Луций Корнелий произвел перегруппировку войск и отправил на штурм две трети войска, до этого находившиеся в резерве. Испанцы, утомленные длительным боем, не смогли устоять против натиска отдохнувших легионеров, были выбиты с позиций и отступили в центр города. Увидев, что горожане покидают свои места на стенах, воины карфагенского гарнизона решили, что город сдан, покинули укрепления и собрались на городской площади. Испанцев охватила паника: им казалось, что римляне вот-вот ворвутся в Оронгий и перебьют всех защитников. Поэтому было решено открыть городские ворота и сдаться на милость римлян. Иберийцы положили на землю мечи и копья, после чего всей толпой двинулись к воротам.
Римляне были удивлены, когда распахнулись тяжелые створы и из города начали выходить сотни людей, прикрывшихся щитами и поднявших правую руку вверх (Liv. XXVIII. 3). Испанцы показывали своим врагам, что у них нет оружия, но то ли римляне не поняли, что этот жест означает, то ли не захотели понимать. Легионеры ринулись вперед, врубились в ряды безоружных испанцев и прорвались в город. Следом за пехотой в Оронгий вступила конница, всадники устремились к городской площади, где столкнулись с воинами карфагенского гарнизона. Пунийцы решили в бой не вступать и сложили оружие. Одновременно легионеры усилили натиск на вторые городские ворота, деревянные створы рубили топорами и разбивали крестьянскими мотыгами. Сокрушив ворота, на улицы Оронгия вступил отряд триариев и направился в центр города. Тех испанцев, кто оказывал сопротивление, убивали на месте, остальных загоняли обратно в дома. Три сотни местных жителей, захваченных с оружием в руках, были взяты в плен, их отправили к находившимся под стражей карфагенянам. В этой ситуации Луций Сципион, как командующий, проявил себя с самой лучшей стороны, поскольку пресек грабежи и распорядился вернуть горожанам все отобранное имущество.
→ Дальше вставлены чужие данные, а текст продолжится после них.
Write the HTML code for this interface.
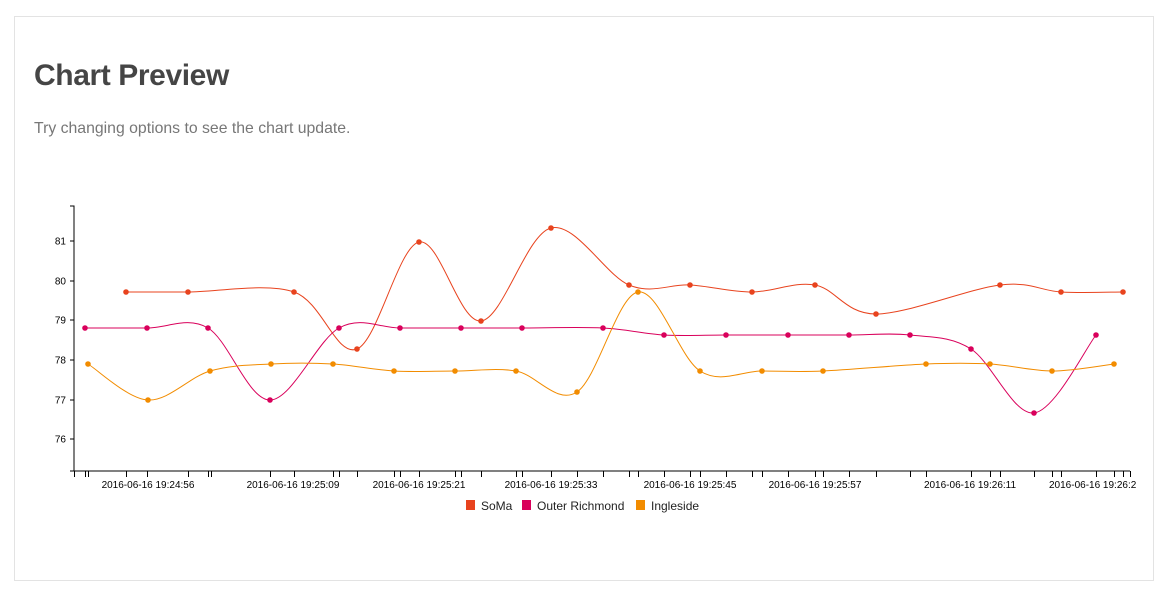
<!DOCTYPE html>
<html><head><meta charset="utf-8">
<style>
body{margin:0;background:#fff;width:1172px;height:597px;overflow:hidden;font-family:"Liberation Sans",sans-serif;}
.card{position:absolute;left:14px;top:16px;width:1140px;height:565px;border:1px solid #e3e3e3;box-sizing:border-box;}
h1{position:absolute;left:34px;top:59px;margin:0;font-size:30px;font-weight:bold;color:#454545;letter-spacing:-0.4px;}
p{position:absolute;left:34px;top:120px;margin:0;font-size:15.8px;color:#777;}
svg{position:absolute;left:0;top:0;}
</style></head><body>
<div class="card"></div>
<h1>Chart Preview</h1>
<p>Try changing options to see the chart update.</p>
<svg id="s" width="1172" height="597" font-family="Liberation Sans, sans-serif"></svg>
<script>
const s=document.getElementById('s');
let h='';
h+='<path d="M70 206H74V471H70" fill="none" stroke="#000"/>';
const yt=[[81,241],[80,281],[79,320],[78,360],[77,400],[76,439]];
yt.forEach(([v,y])=>{h+=`<line x1="70" x2="74" y1="${y}" y2="${y}" stroke="#000"/><text x="66" y="${y+3.5}" font-size="10" text-anchor="end">${v}</text>`;});
h+='<line x1="74" x2="1130" y1="471" y2="471" stroke="#000"/>';
const xt=[74,85,88,126,147,188,208,211,270,294,333,339,357,394,400,419,455,461,481,516,522,551,577,603,629,638,664,690,700,726,752,762,788,815,823,849,876,910,926,971,990,1000,1034,1052,1061,1096,1114,1123,1130];
xt.forEach(x=>{h+=`<line x1="${x+0.5}" x2="${x+0.5}" y1="471" y2="477" stroke="#000" stroke-width="1"/>`;});
const lab=[[148,'2016-06-16 19:24:56'],[293,'2016-06-16 19:25:09'],[419,'2016-06-16 19:25:21'],[551,'2016-06-16 19:25:33'],[690,'2016-06-16 19:25:45'],[815,'2016-06-16 19:25:57'],[970,'2016-06-16 19:26:11']];
lab.forEach(([x,t])=>{h+=`<text x="${x}" y="488" font-size="10" text-anchor="middle">${t}</text>`;});
h+='<text x="1049" y="488" font-size="10">2016-06-16 19:26:2</text>';
function path(p){let d=`M${p[0][0]},${p[0][1]}`;for(let i=0;i<p.length-1;i++){const p0=p[i-1]||p[i],p1=p[i],p2=p[i+1],p3=p[i+2]||p2;
const c1=[p1[0]+(p2[0]-p0[0])/6,p1[1]+(p2[1]-p0[1])/6],c2=[p2[0]-(p3[0]-p1[0])/6,p2[1]-(p3[1]-p1[1])/6];d+=`C${c1} ${c2} ${p2}`;}return d;}
const series=[
['#e8431e',[[126,292],[188,292],[294,292],[357,349],[419,242],[481,321],[551,228],[629,285],[690,285],[752,292],[815,285],[876,314],[1000,285],[1061,292],[1123,292]]],
['#d9005b',[[85,328],[147,328],[208,328],[270,400],[339,328],[400,328],[461,328],[522,328],[603,328],[664,335],[726,335],[788,335],[849,335],[910,335],[971,349],[1034,413],[1096,335]]],
['#f28c00',[[88,364],[148,400],[210,371],[271,364],[333,364],[394,371],[455,371],[516,371],[577,392],[638,292],[700,371],[762,371],[823,371],[926,364],[990,364],[1052,371],[1114,364]]]];
series.forEach(([c,p])=>{h+=`<path d="${path(p)}" fill="none" stroke="${c}" stroke-width="1"/>`;p.forEach(q=>{h+=`<circle cx="${q[0]}" cy="${q[1]}" r="2.8" fill="${c}"/>`;});});
const lg=[[466,'#e8431e','SoMa'],[522,'#d9005b','Outer Richmond'],[636,'#f28c00','Ingleside']];
lg.forEach(([x,c,t])=>{h+=`<rect x="${x}" y="500" width="9" height="10" fill="${c}"/><text x="${x+15}" y="510" font-size="12" fill="#222">${t}</text>`;});
s.innerHTML=h;
</script>
</body></html>
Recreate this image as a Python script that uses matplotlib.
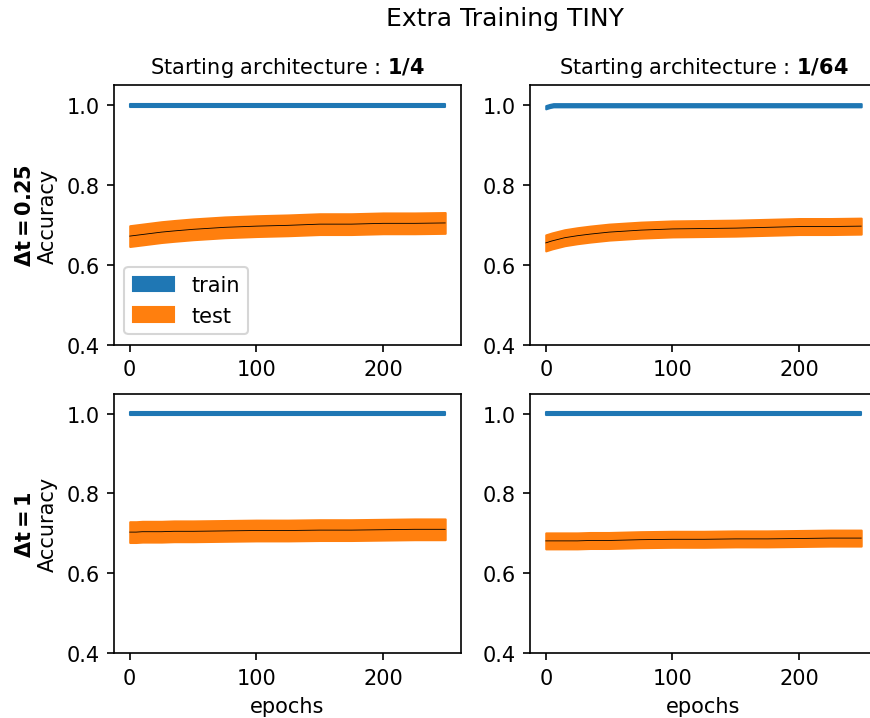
import numpy as np
import matplotlib
matplotlib.use("Agg")
import matplotlib.pyplot as plt

epochs = [0, 5, 10, 15, 25, 35, 50, 75, 100, 125, 150, 175, 200, 225, 249]
train_epochs = [0, 3, 6, 25, 100, 175, 249]

# rows: dt = 0.25, dt = 1 ; cols: start 1/4, start 1/64
row_labels = ["0.25", "1"]
col_labels = ["1/4", "1/64"]

train_mean = {
    (0, 0): [1.0, 1.0, 1.0, 1.0, 1.0, 1.0, 1.0],
    (0, 1): [0.995, 0.998, 1.0, 1.0, 1.0, 1.0, 1.0],
    (1, 0): [1.0, 1.0, 1.0, 1.0, 1.0, 1.0, 1.0],
    (1, 1): [1.0, 1.0, 1.0, 1.0, 1.0, 1.0, 1.0],
}
train_std = [0.004, 0.004, 0.004, 0.004]

test_mean = {
    (0, 0): [0.672, 0.674, 0.676, 0.678, 0.682, 0.685, 0.689, 0.694, 0.697, 0.699, 0.702, 0.702, 0.704, 0.704, 0.705],
    (0, 1): [0.655, 0.660, 0.664, 0.668, 0.673, 0.677, 0.682, 0.687, 0.690, 0.691, 0.692, 0.694, 0.696, 0.696, 0.697],
    (1, 0): [0.703, 0.703, 0.704, 0.704, 0.704, 0.705, 0.705, 0.706, 0.707, 0.707, 0.708, 0.708, 0.709, 0.710, 0.710],
    (1, 1): [0.681, 0.681, 0.681, 0.681, 0.681, 0.682, 0.682, 0.684, 0.685, 0.685, 0.686, 0.686, 0.687, 0.688, 0.688],
}
test_std = {(0, 0): 0.026, (0, 1): 0.020, (1, 0): 0.026, (1, 1): 0.020}

fig, axes = plt.subplots(2, 2, figsize=(5.8, 4.7933), dpi=150)
fig.subplots_adjust(left=0.131, right=1.008, bottom=0.0904, top=0.880,
                    wspace=0.199, hspace=0.189)

for i in range(2):
    for j in range(2):
        ax = axes[i, j]
        tr = np.array(train_mean[(i, j)])
        te = np.array(test_mean[(i, j)])
        s = test_std[(i, j)]
        ax.fill_between(train_epochs, tr - train_std[i * 2 + j], tr + train_std[i * 2 + j],
                        color="C0", label="train")
        ax.fill_between(epochs, te - s, te + s, color="C1", label="test")
        ax.plot(epochs, te, color="black", lw=0.4)
        ax.set_ylim(0.4, 1.05)
        ax.set_yticks([0.4, 0.6, 0.8, 1.0])
        ax.set_xticks([0, 100, 200])
        if i == 0:
            ax.set_title("Starting architecture : $\\bf{" + col_labels[j] + "}$", fontsize=10)
        if i == 1:
            ax.set_xlabel("epochs")
        if j == 0:
            ax.set_ylabel("$\\bf{\\Delta t = " + row_labels[i] + "}$\nAccuracy")

axes[0, 0].legend(loc="lower left")
fig.suptitle("Extra Training TINY", x=0.58, y=0.99)

plt.savefig("out.png", dpi=150)
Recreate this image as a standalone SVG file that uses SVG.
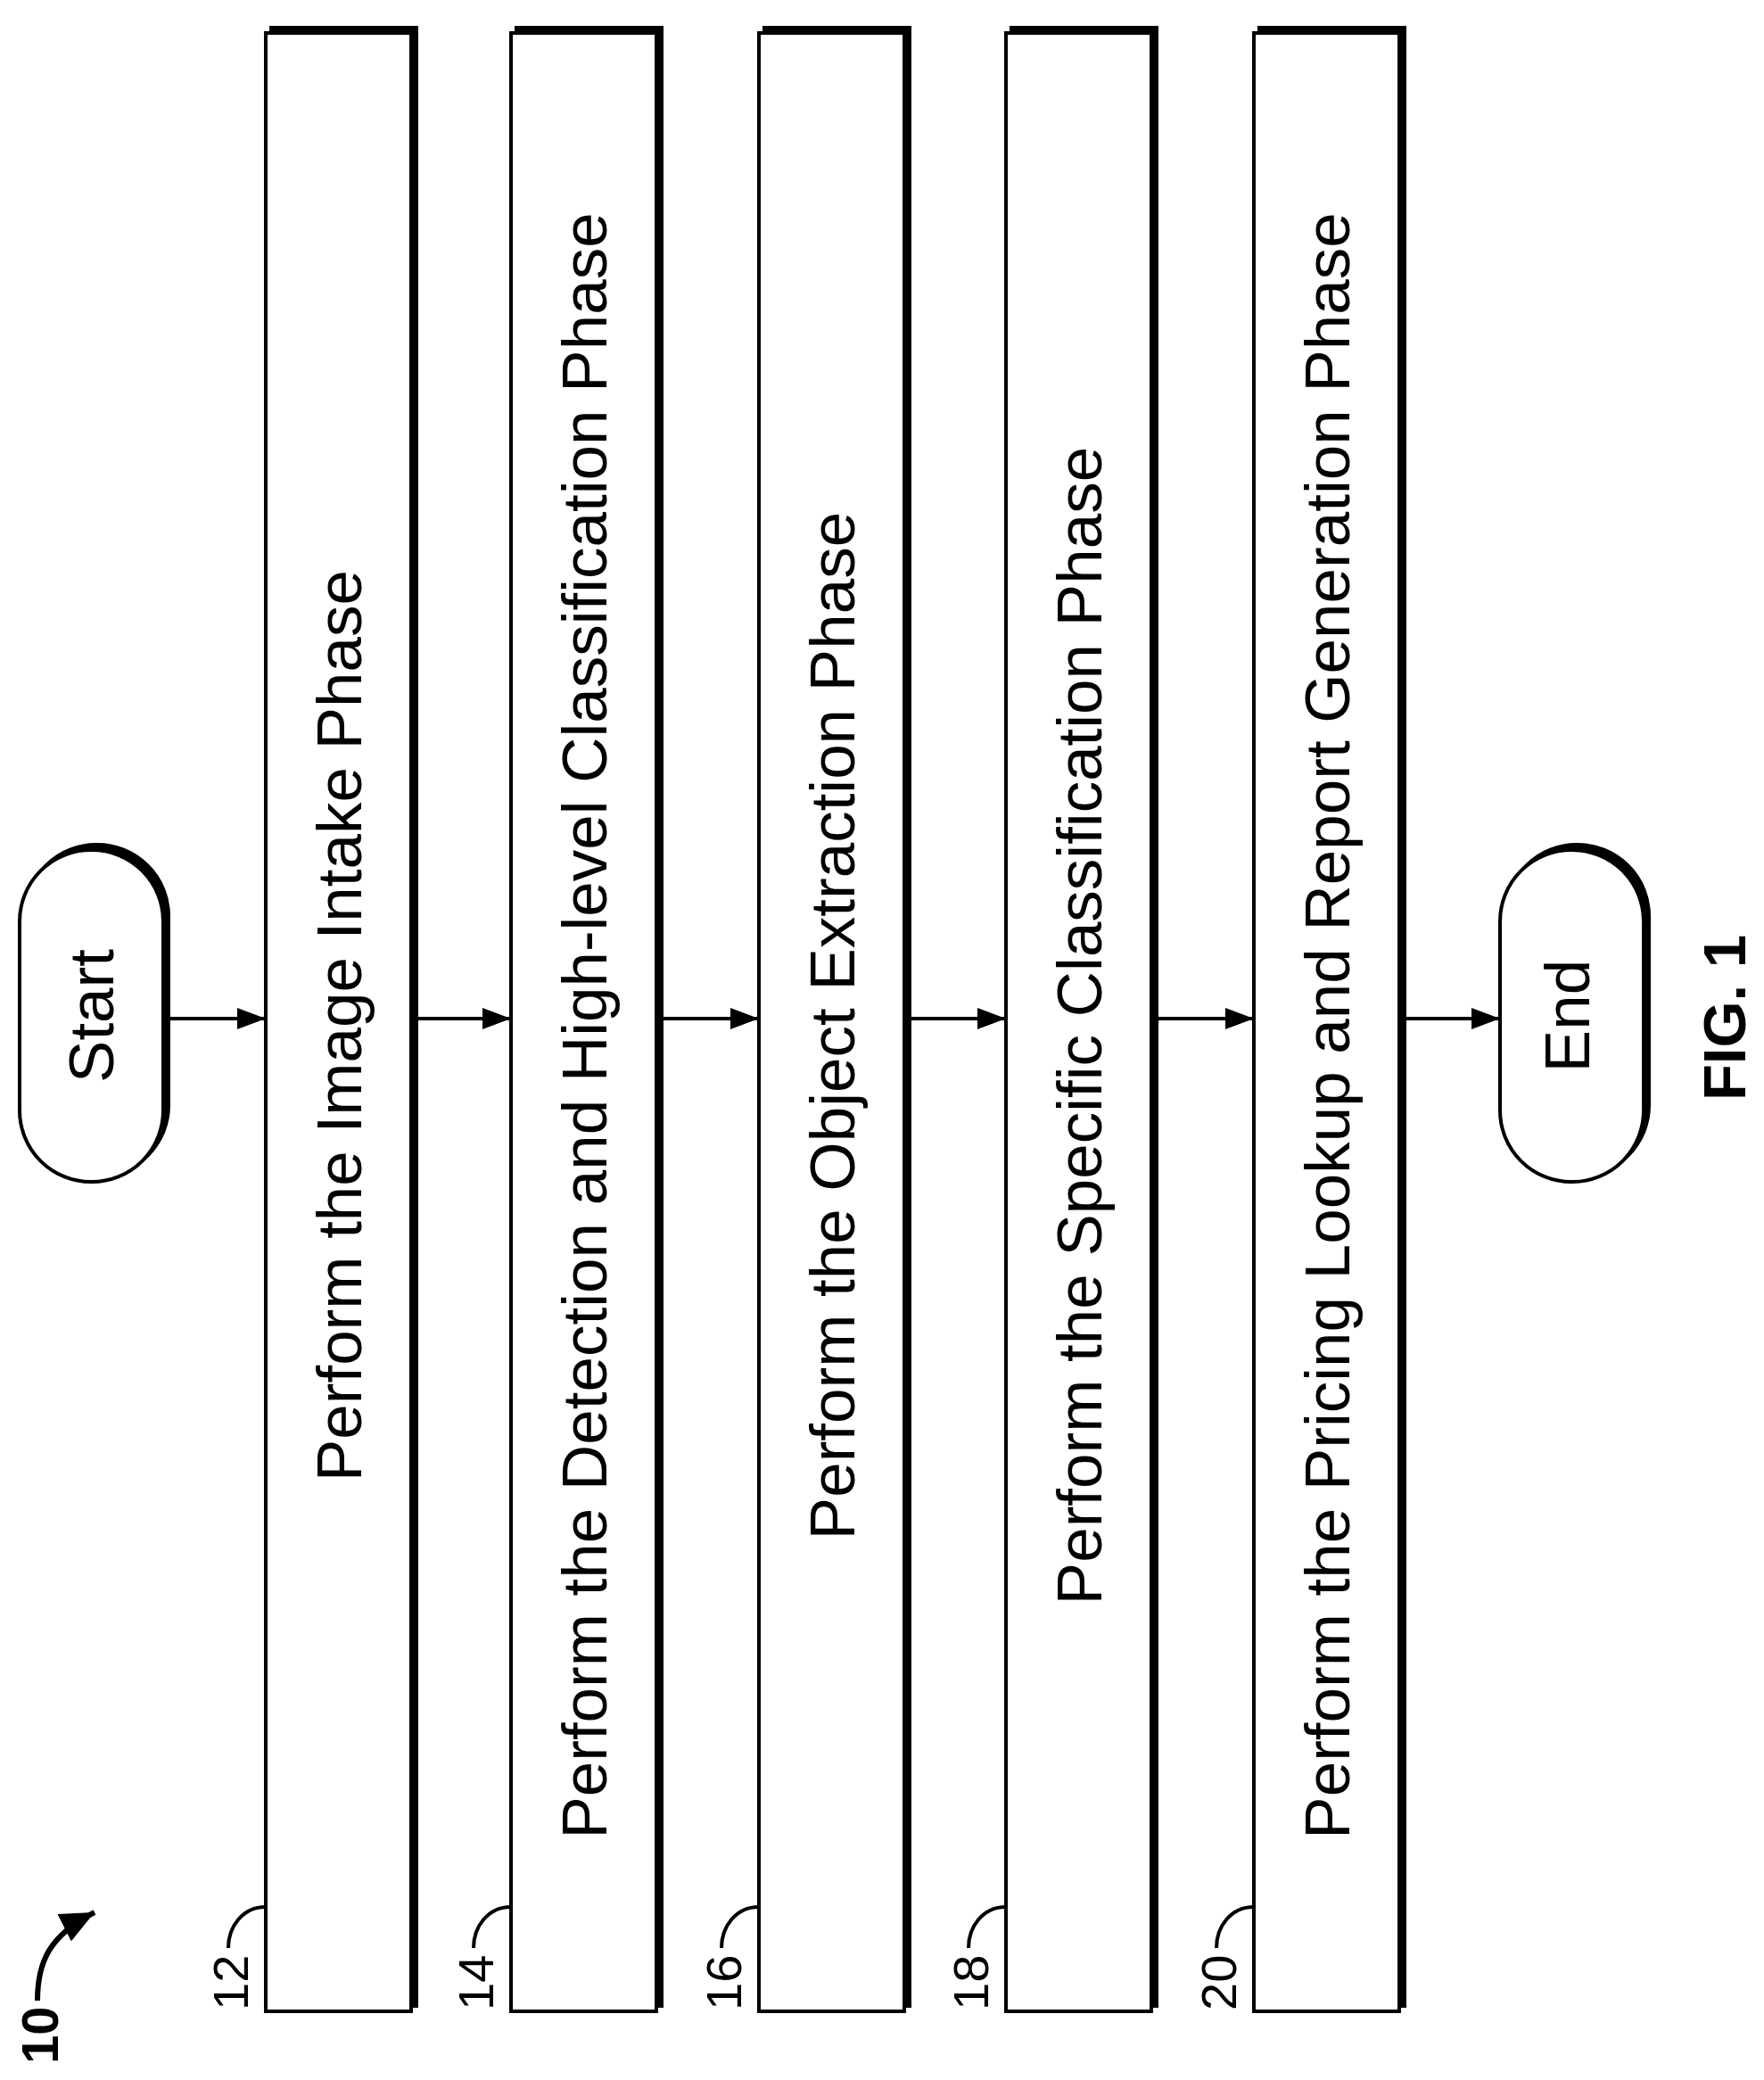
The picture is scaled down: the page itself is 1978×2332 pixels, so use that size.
<svg xmlns="http://www.w3.org/2000/svg" width="1978" height="2332" viewBox="0 0 1978 2332">
<style>
.box{fill:#fff;stroke:#000;stroke-width:4}
.sh{fill:#000;stroke:#000;stroke-width:4}
.t{font-family:"Liberation Sans",Arial,sans-serif;font-size:71px;fill:#000;text-anchor:middle}
.ref{font-family:"Liberation Sans",Arial,sans-serif;font-size:56px;fill:#000}
.lead{fill:none;stroke:#000;stroke-width:4}
.con{stroke:#000;stroke-width:4;fill:none}
</style>
<defs>
<marker id="ah" markerUnits="userSpaceOnUse" markerWidth="34" markerHeight="24" refX="32" refY="12" orient="auto"><path d="M0,0 L32,12 L0,24 Z" fill="#000"/></marker>
<marker id="ah2" markerUnits="userSpaceOnUse" markerWidth="40" markerHeight="34" refX="38" refY="17" orient="auto"><path d="M0,0 L38,17 L0,34 Z" fill="#000"/></marker>
</defs>
<g id="start">
<rect class="sh" x="28" y="947" width="161" height="372" rx="80"/>
<rect class="box" x="22" y="953" width="161" height="372" rx="80"/>
<text class="t" transform="translate(127,1139) rotate(-90)">Start</text>
</g>
<g id="n12">
<rect class="sh" x="304" y="31" width="163" height="2218"/>
<rect class="box" x="298" y="37" width="163" height="2218"/>
<text class="t" transform="translate(405,1150) rotate(-90)">Perform the Image Intake Phase</text>
<path class="lead" d="M298,2138 C272,2138 256,2160 256,2184"/>
<text class="ref" transform="translate(278,2254) rotate(-90)">12</text>
</g>
<g id="n14">
<rect class="sh" x="579" y="31" width="163" height="2218"/>
<rect class="box" x="573" y="37" width="163" height="2218"/>
<text class="t" transform="translate(680,1150) rotate(-90)">Perform the Detection and High-level Classification Phase</text>
<path class="lead" d="M573,2138 C547,2138 531,2160 531,2184"/>
<text class="ref" transform="translate(553,2254) rotate(-90)">14</text>
</g>
<g id="n16">
<rect class="sh" x="857" y="31" width="163" height="2218"/>
<rect class="box" x="851" y="37" width="163" height="2218"/>
<text class="t" transform="translate(958,1150) rotate(-90)">Perform the Object Extraction Phase</text>
<path class="lead" d="M851,2138 C825,2138 809,2160 809,2184"/>
<text class="ref" transform="translate(831,2254) rotate(-90)">16</text>
</g>
<g id="n18">
<rect class="sh" x="1134" y="31" width="163" height="2218"/>
<rect class="box" x="1128" y="37" width="163" height="2218"/>
<text class="t" transform="translate(1235,1150) rotate(-90)">Perform the Specific Classification Phase</text>
<path class="lead" d="M1128,2138 C1102,2138 1086,2160 1086,2184"/>
<text class="ref" transform="translate(1108,2254) rotate(-90)">18</text>
</g>
<g id="n20">
<rect class="sh" x="1412" y="31" width="163" height="2218"/>
<rect class="box" x="1406" y="37" width="163" height="2218"/>
<text class="t" transform="translate(1513,1150) rotate(-90)">Perform the Pricing Lookup and Report Generation Phase</text>
<path class="lead" d="M1406,2138 C1380,2138 1364,2160 1364,2184"/>
<text class="ref" transform="translate(1386,2254) rotate(-90)">20</text>
</g>
<g id="end">
<rect class="sh" x="1688" y="947" width="161" height="372" rx="80"/>
<rect class="box" x="1682" y="953" width="161" height="372" rx="80"/>
<text class="t" transform="translate(1782,1139) rotate(-90)">End</text>
</g>
<g id="connectors">
<line class="con" x1="189" y1="1142" x2="298" y2="1142" marker-end="url(#ah)"/>
<line class="con" x1="467" y1="1142" x2="573" y2="1142" marker-end="url(#ah)"/>
<line class="con" x1="742" y1="1142" x2="851" y2="1142" marker-end="url(#ah)"/>
<line class="con" x1="1020" y1="1142" x2="1128" y2="1142" marker-end="url(#ah)"/>
<line class="con" x1="1297" y1="1142" x2="1406" y2="1142" marker-end="url(#ah)"/>
<line class="con" x1="1575" y1="1142" x2="1682" y2="1142" marker-end="url(#ah)"/>
</g>
<g id="fig">
<path d="M42,2243 C42,2200 55,2170 106,2144" fill="none" stroke="#000" stroke-width="6" marker-end="url(#ah2)"/>
<text transform="translate(65,2314) rotate(-90)" style="font-family:'Liberation Sans',Arial,sans-serif;font-size:58px;font-weight:bold">10</text>
<text transform="translate(1957,1141) rotate(-90)" style="font-family:'Liberation Sans',Arial,sans-serif;font-size:67px;font-weight:bold;text-anchor:middle">FIG. 1</text>
</g>
</svg>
Сражение за Оронгий было крайне ожесточенным. При этом особых тактических изысков Сципион-младший не продемонстрировал: все решил банальный численный перевес римлян. Обыкновенный навал, проведенный в два этапа. Подобная тактика всегда приводила к большим потерям, поэтому заявление Тита Ливия, что «при взятии города погибли около двух тысяч врагов, римлян – не более девяноста» (Liv. XXVIII. 3), вызывает очень большие сомнения. Такого просто не могло быть, если исходить из описания сражения тем же Ливием.
Луций Корнелий Сципион вернулся в лагерь с богатой добычей и большим количеством пленных. Старший брат не скупился на похвалу в его адрес и, по свидетельству Тита Ливия, приравнял захват Оронгия к взятию Нового Карфагена (Liv. XXVIII. 3), что не соответствовало действительности. Просто Публий Сципион всячески поддерживал родственника и продвигал его по службе. В этом не было ничего удивительного, поскольку именно в легионах Сципиона процветали кумовство и клановость. Командующий сквозь пальцы смотрел на многочисленные преступления пользовавшихся его доверием командиров, чем отличался от других римских полководцев, на корню пресекавших беззакония подчиненных. Наглядным примером станет случай с легатом Племинием, командиром гарнизона в городе Локры (XXX. 8–9).